イラン外務省のアラーグチー政治次官は、この会合で、アフガニスタンの現在の状況は懸念すべきものだとし、ウズベキスタンとの協力により、アフガニスタンに平和と安全を確立するためのイラン政府の用意を強調しました。
ローハーニー大統領も、トルクメニスタンのアシガバードを訪問した際、同国のベルディムハメドフ大統領と会談し、アフガニスタンの平和と安定の確立や発展への支持を続けるためのイランの用意を明らかにしました。イランとトルクメニスタンは、この会談の共同声明で、「アフガニスタンの政治、社会、経済の発展に向けて、この国の国民が選んだ道を尊重する」としました。
サウジアラビアの関係者は、他国に対して根拠のない非難を繰り返し、イエメンでの自分たちの度重なる敗北を覆い隠そうとしています。サウジアラビアは、アラブ首長国連邦をはじめとする一部のアラブ諸国と共に、3年前から、イエメンのハーディ元大統領の復権を狙い、この国を攻撃し、陸、空、海から封鎖しています。この3年以上に及ぶ攻撃により、数万人が死傷、数百万人が難民となり、インフラが破壊されました。
サウジアラビアは、アメリカのゴーサインと一部のアラブ諸国の支援により、イエメンを攻撃し、短期間のうちに、この国の全土を占領できると考えていました。ところが、このような考え方により、サウジアラビアは大きな敗北を経験することになりました。サウジアラビアのイエメン攻撃は、2015年3月末から始まりました。サウジアラビアのこの攻撃の目的は、バーブ・アルマンデブ海峡を支配することでした。

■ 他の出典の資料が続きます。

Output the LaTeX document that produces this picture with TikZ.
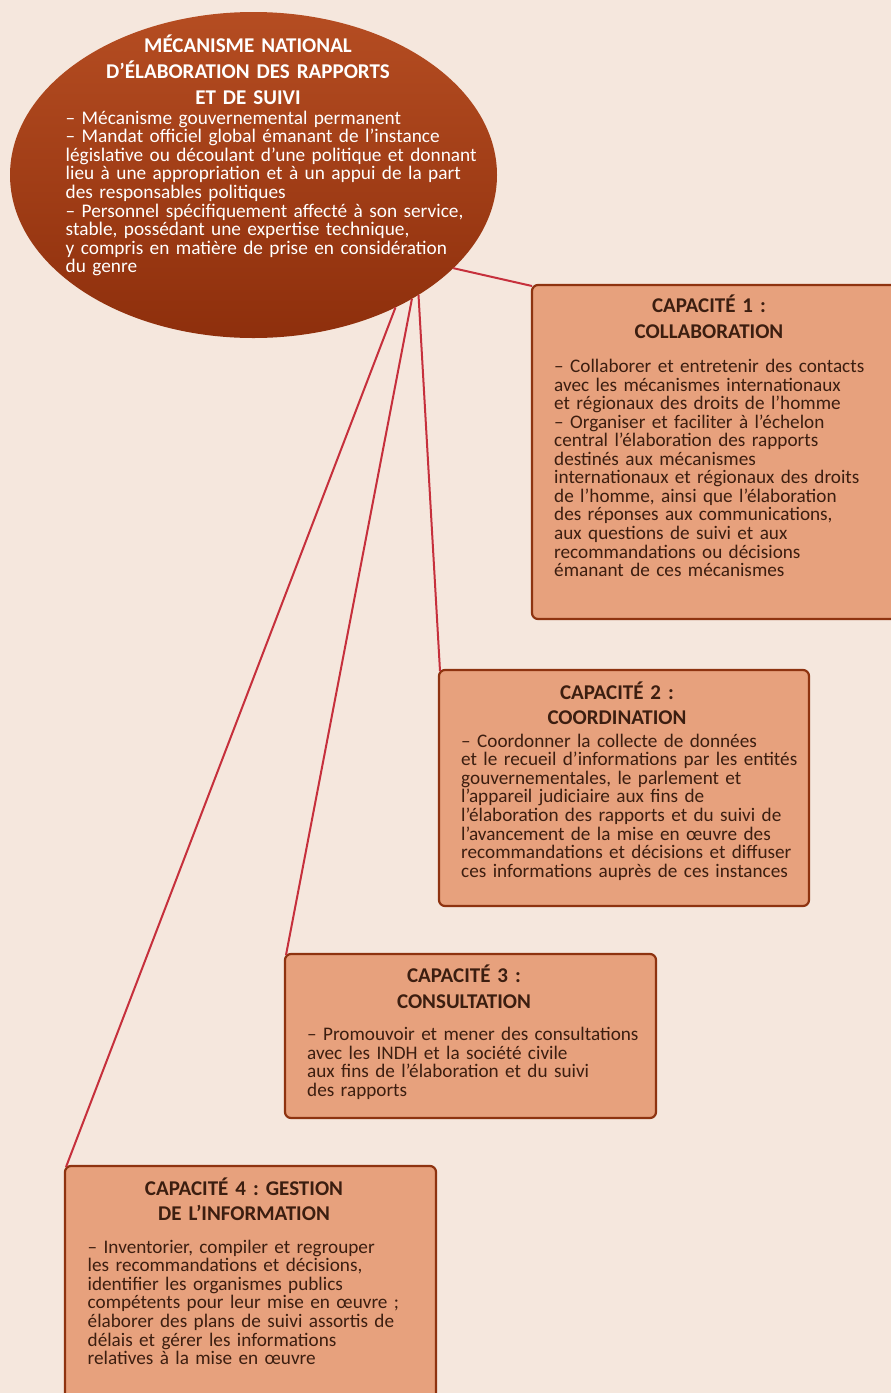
\documentclass[tikz,border=0pt]{standalone}
\usepackage{fontspec}
\setmainfont{Carlito}
\usetikzlibrary{shapes.geometric}
\definecolor{bgc}{HTML}{F5E7DD}
\definecolor{boxfill}{HTML}{E7A17D}
\definecolor{boxborder}{HTML}{8E3310}
\definecolor{linkc}{HTML}{C6303C}
\definecolor{elltop}{HTML}{B54D22}
\definecolor{ellbot}{HTML}{8E2F0C}
\definecolor{txtc}{HTML}{3C1E10}
\frenchspacing
\tikzset{
  capbox/.style={draw=boxborder, line width=2.2pt, fill=boxfill, rounded corners=6pt},
  link/.style={draw=linkc, line width=2pt},
  captitle/.style={anchor=base, align=center, inner sep=0pt, text=txtc, font=\fontsize{21}{25.6}\selectfont\bfseries, text width=360pt},
  capbody/.style={anchor=base west, align=left, inner sep=0pt, text=txtc, font=\fontsize{19.2}{18.55}\selectfont, text width=380pt},
  elltitle/.style={anchor=base, align=center, inner sep=0pt, text=white, font=\fontsize{21}{25.7}\selectfont\bfseries, text width=360pt},
  ellbody/.style={anchor=base west, align=left, inner sep=0pt, text=white, font=\fontsize{19.3}{18.55}\selectfont, text width=450pt}
}
\begin{document}
\begin{tikzpicture}[x=1pt,y=-1pt]
\useasboundingbox (0,0) rectangle (891,1393);
\clip (0,0) rectangle (891,1393);
\fill[bgc] (0,0) rectangle (891,1393);

% boxes
\draw[capbox] (532,285) rectangle (910,619);
\draw[capbox] (439,670) rectangle (809,906);
\draw[capbox] (285,954) rectangle (656,1118);
\draw[capbox] (65,1166) rectangle (436,1420);
\coordinate (b1) at (532,286);
\coordinate (b2) at (440,671);
\coordinate (b3) at (286,955);
\coordinate (b4) at (66,1167);

% ellipse
\node[ellipse, minimum width=487pt, minimum height=326pt, inner sep=0pt, outer sep=0pt,
      top color=elltop, bottom color=ellbot, draw=none] (ell) at (253.5,175) {};

% links
\draw[link] (ell.-25.3) -- (b1);
\draw[link] (ell.-36.1) -- (b2);
\draw[link] (ell.-38.7) -- (b3);
\draw[link] (ell.-43) -- (b4);

% ellipse text
\node[elltitle] (et) at (248,52.7) {MÉCANISME NATIONAL\\D’ÉLABORATION DES RAPPORTS\\ET DE SUIVI};
\node[ellbody] (eb) at (65.5,124.3) {– Mécanisme gouvernemental permanent\\
– Mandat officiel global émanant de l’instance\\
législative ou découlant d’une politique et donnant\\
lieu à une appropriation et à un appui de la part\\
des responsables politiques\\
– Personnel spécifiquement affecté à son service,\\
stable, possédant une expertise technique,\\
y compris en matière de prise en considération\\
du genre};

% box 1
\node[captitle] (t1) at (709,312.7) {CAPACITÉ 1 :\\COLLABORATION};
\node[capbody] (c1) at (554,372.5) {– Collaborer et entretenir des contacts\\
avec les mécanismes internationaux\\
et régionaux des droits de l’homme\\
– Organiser et faciliter à l’échelon\\
central l’élaboration des rapports\\
destinés aux mécanismes\\
internationaux et régionaux des droits\\
de l’homme, ainsi que l’élaboration\\
des réponses aux communications,\\
aux questions de suivi et aux\\
recommandations ou décisions\\
émanant de ces mécanismes};

% box 2
\node[captitle] (t2) at (617,699.3) {CAPACITÉ 2 :\\COORDINATION};
\node[capbody] (c2) at (461,747.3) {– Coordonner la collecte de données\\
et le recueil d’informations par les entités\\
gouvernementales, le parlement et\\
l’appareil judiciaire aux fins de\\
l’élaboration des rapports et du suivi de\\
l’avancement de la mise en œuvre des\\
recommandations et décisions et diffuser\\
ces informations auprès de ces instances};

% box 3
\node[captitle] (t3) at (464,982.7) {CAPACITÉ 3 :\\CONSULTATION};
\node[capbody] (c3) at (307,1040.7) {– Promouvoir et mener des consultations\\
avec les INDH et la société civile\\
aux fins de l’élaboration et du suivi\\
des rapports};

% box 4
\node[captitle] (t4) at (244,1195) {CAPACITÉ 4 : GESTION\\DE L’INFORMATION};
\node[capbody] (c4) at (87.5,1253.3) {– Inventorier, compiler et regrouper\\
les recommandations et décisions,\\
identifier les organismes publics\\
compétents pour leur mise en œuvre ;\\
élaborer des plans de suivi assortis de\\
délais et gérer les informations\\
relatives à la mise en œuvre};
\end{tikzpicture}
\end{document}
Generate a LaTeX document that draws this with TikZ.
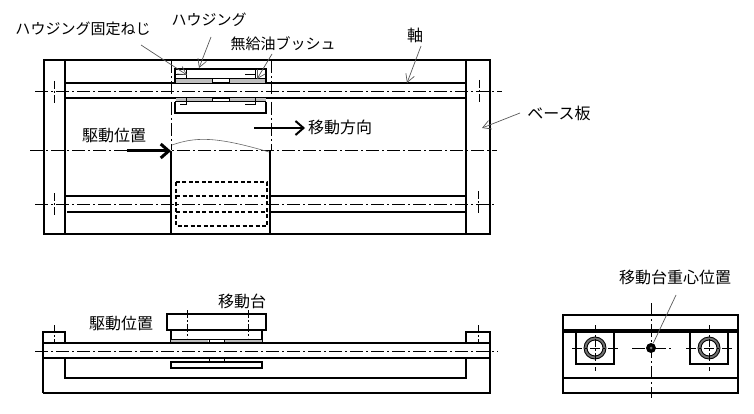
\documentclass[tikz,border=0pt]{standalone}
\usepackage{fontspec}
\newfontfamily\jpfont{Noto Sans CJK JP}
\usetikzlibrary{arrows.meta}
\tikzset{
  part/.style={line width=1.7pt},
  hidden/.style={line width=1.5pt,dash pattern=on 4pt off 2.5pt},
  center/.style={line width=0.6pt,dash pattern=on 13pt off 3pt on 2pt off 3pt},
  short/.style={line width=0.7pt,dash pattern=on 8pt off 2pt on 2pt off 2pt},
  bush/.style={fill=black!25,draw=none},
  leader/.style={-{Straight Barb[length=8pt,width=9pt]},line width=0.7pt,draw=black!65},
  motion/.style={-{Straight Barb[length=8pt,width=14pt]},line width=3pt},
  label/.style={inner sep=0pt,font=\fontsize{16}{16}\selectfont\jpfont},
  smalllabel/.style={inner sep=0pt,font=\fontsize{15}{15}\selectfont\jpfont}
}
\begin{document}
\begin{tikzpicture}[x=1pt,y=-1pt]
  \useasboundingbox (0,0) rectangle (754,414);
  % plan view
  \draw[part] (44,60) rectangle (490,234);
  \draw[part] (65,60) -- (65,234) (466,60) -- (466,234);
  \draw[part] (65,83) -- (466,83) (65,98) -- (466,98);
  \draw[part] (65,196) -- (171,196) (67,212) -- (171,212);
  \draw[part] (270,196) -- (466,196) (270,212) -- (466,212);
  \draw[part] (171,151) -- (171,234) (270,151) -- (270,234);
  \draw[center] (35,91) -- (502,91) (30,150) -- (497,150) (35,204) -- (494,204);
  \draw[center] (171,60) -- (171,150) (271,60) -- (271,150);
  \foreach \xx/\yy in {54/92,479/91,54/204,478/202}
    \draw[short] (\xx,\yy-11) -- (\xx,\yy+12);
  \draw[line width=0.6pt,black!60] (172,145) .. controls (195,137) and (215,136) .. (269,152);
  % housing
  \foreach \xa/\xb in {176/212,229/266}{
    \fill[bush] (\xa,79) rectangle (\xb,83);
    \fill[bush] (\xa,98) rectangle (\xb,102);
  }
  \draw[part] (175,83) |- (266,69) -- (266,83);
  \draw[part] (175,102) |- (266,113) -- (266,102);
  \draw[line width=1pt] (175,79) -- (266,79) (175,102) -- (266,102);
  \draw[line width=1pt] (212,79) -- (212,83) (229,79) -- (229,83);
  \draw[line width=1pt] (212,98) -- (212,102) (229,98) -- (229,102);
  \draw[line width=1pt] (176,75) -| (186,69) (186,79) -- (186,75);
  \draw[line width=1pt] (245,75) -| (255,69) (255,79) -- (255,75);
  \draw[line width=1pt] (180,105) -| (186,98) (245,105) -| (255,98);
  \draw[hidden] (176,182) rectangle (267,226);
  \draw[hidden] (176,196) -- (267,196) (176,212) -- (267,212);
  \node[smalllabel] (screw) at (83,29) {ハウジング固定ねじ};
  \node[smalllabel] (housing) at (209,20) {ハウジング};
  \node[smalllabel] (bushing) at (283,44) {無給油ブッシュ};
  \node[label] (shaft) at (415,35) {軸};
  \node[label] (base) at (559,113) {ベース板};
  \node[label] (drive) at (114,135) {駆動位置};
  \node[label] (dir) at (340,127) {移動方向};
  \coordinate (screwend) at (187,75);
  \coordinate (housingend) at (199,68);
  \coordinate (bushingend) at (257,79);
  \coordinate (shaftend) at (407,83);
  \coordinate (baseend) at (482,128);
  \coordinate (drivestart) at (127,151);
  \coordinate (driveend) at (171,151);
  \coordinate (dirstart) at (254,128);
  \coordinate (dirend) at (305,128);
  \draw[leader] (141,45) -- (screwend);
  \draw[leader] (211,37) -- (housingend);
  \draw[leader] (272,54) -- (bushingend);
  \draw[leader] (421,46) -- (shaftend);
  \draw[leader] (520,113) -- (baseend);
  \draw[motion] (drivestart) -- (driveend);
  \draw[motion,line width=2pt] (dirstart) -- (dirend);
  % front view
  \draw[part] (43,393) |- (65,332) -- (65,343) (65,358) -- (65,378) -- (466,378) -- (466,358);
  \draw[part] (466,343) -- (466,332) -| (490,393) -- (43,393);
  \draw[part] (43,343) -- (490,343) (43,358) -- (490,358);
  \draw[part] (167,314) rectangle (266,330);
  \draw[part] (171,330) -- (171,343) (262,330) -- (262,343);
  \draw[part] (171,362) rectangle (262,368);
  \fill[bush] (171,339) rectangle (208,342);
  \fill[bush] (224,339) rectangle (262,342);
  \draw[line width=1pt] (171,339) -- (262,339);
  \draw[line width=1pt] (209,339) -- (209,343) (224,339) -- (224,343);
  \draw[line width=1pt] (209,358) -- (209,362) (224,358) -- (224,362);
  \draw[center] (35,351) -- (498,351);
  \draw[short] (187,310) -- (187,338) (248,310) -- (248,338);
  \draw[short] (54,325) -- (54,343) (478,325) -- (478,343);
  \node[label] (table) at (242,301) {移動台};
  \node[label] (drivefront) at (121,323) {駆動位置};
  % side view
  \draw[part] (563,315) rectangle (738,393);
  \draw[line width=3.5pt] (563,331) -- (738,331);
  \draw[part] (563,378) -- (738,378);
  \draw[part] (576,331) |- (614,364) -- (614,331);
  \draw[part] (690,331) |- (728,364) -- (728,331);
  \foreach \cx in {595,709}{
    \draw[line width=2.5pt,black!55] (\cx,348) circle (9.5);
    \draw[line width=0.9pt] (\cx,348) circle (11);
    \draw[line width=0.9pt] (\cx,348) circle (8);
    \draw[short] (\cx,325) -- (\cx,371);
    \draw[line width=0.7pt,dash pattern=on 10pt off 3pt on 2pt off 3pt] (\cx-23,348) -- (\cx+23,348);
  }
  \draw[center] (632,348) -- (672,348);
  \draw[center] (651,303) -- (651,398);
  \node[circle,fill=black,minimum size=10pt,inner sep=0pt] (cog) at (651,348) {};
  \fill[black!55] (651,348) circle (1.5);
  \node[label] (cogtext) at (675,277) {移動台重心位置};
  \coordinate (cogstart) at (676,295);
  \draw[line width=0.7pt,draw=black!65] (cogstart) -- (cog);
\end{tikzpicture}
\end{document}
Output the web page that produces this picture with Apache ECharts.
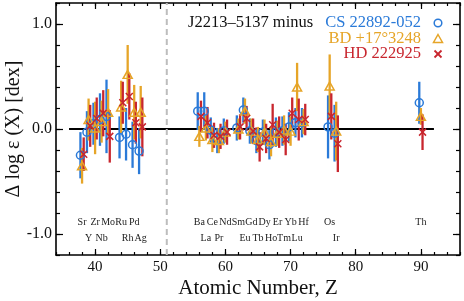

イギリスは、アメリカ、フランス、サウジアラビアと共に、この数ヶ月、イエメンへ武器を移送しているとしてイランを非難しようと多大な努力を行ってきました。こうした中、サウジアラビアは、イエメンへの武器の密輸を阻止するため、この国を空、陸、海から封鎖しており、食料や医薬品、燃料などの搬入も防いでいます。
イランのホシュルー国連大使は、先週、国連の事務総長と安保理議長に書簡を送り、サウジアラビアが主導する連合軍の報道官の非難に抗議し、「このような非難や脅迫は、武力の行使や脅迫を禁じた国連憲章の内容に反する」と語りました。
ホシュルー大使は、サウジアラビア軍によるイエメンの封鎖に触れ、イランが弾道ミサイルをイエメンに密輸しているとする主張は根拠がないとし、「サウジアラビアの政府高官による非難の目的は、イエメンでの自分たちの犯罪から世論の目を逸らすことにある」としました。
サウジアラビアとその同盟国によるイエメンへの攻撃で、これまでに数万人のイエメン人が死傷し、数百万人が住む家を失っています。国際人権団体、ヒューマンライツウォッチのケネス・ロス代表は、次のように語っています。
「サウジアラビアは、イエメンの住宅地に対するクラスター爆弾の使用を正当化することはできない」
イランのザリーフ外務大臣は、ツイッターで、イエメン戦争へのアメリカの関与を非難し、次のように語りました。
「アメリカは、イエメン戦争で、サウジアラビアの戦闘機に燃料を供給したり、武器を供与したりすることで、イエメンでの世界最大の人道的な悲劇において、サウジアラビアの犯罪の最大の共謀者になっている」
ザリーフ外相はこのツイッターでさらに、「アメリカは現在、イエメンの戦争を誘導することで、中東における対立を拡大し、自分たちの利益を確保しようとしている」と続けました。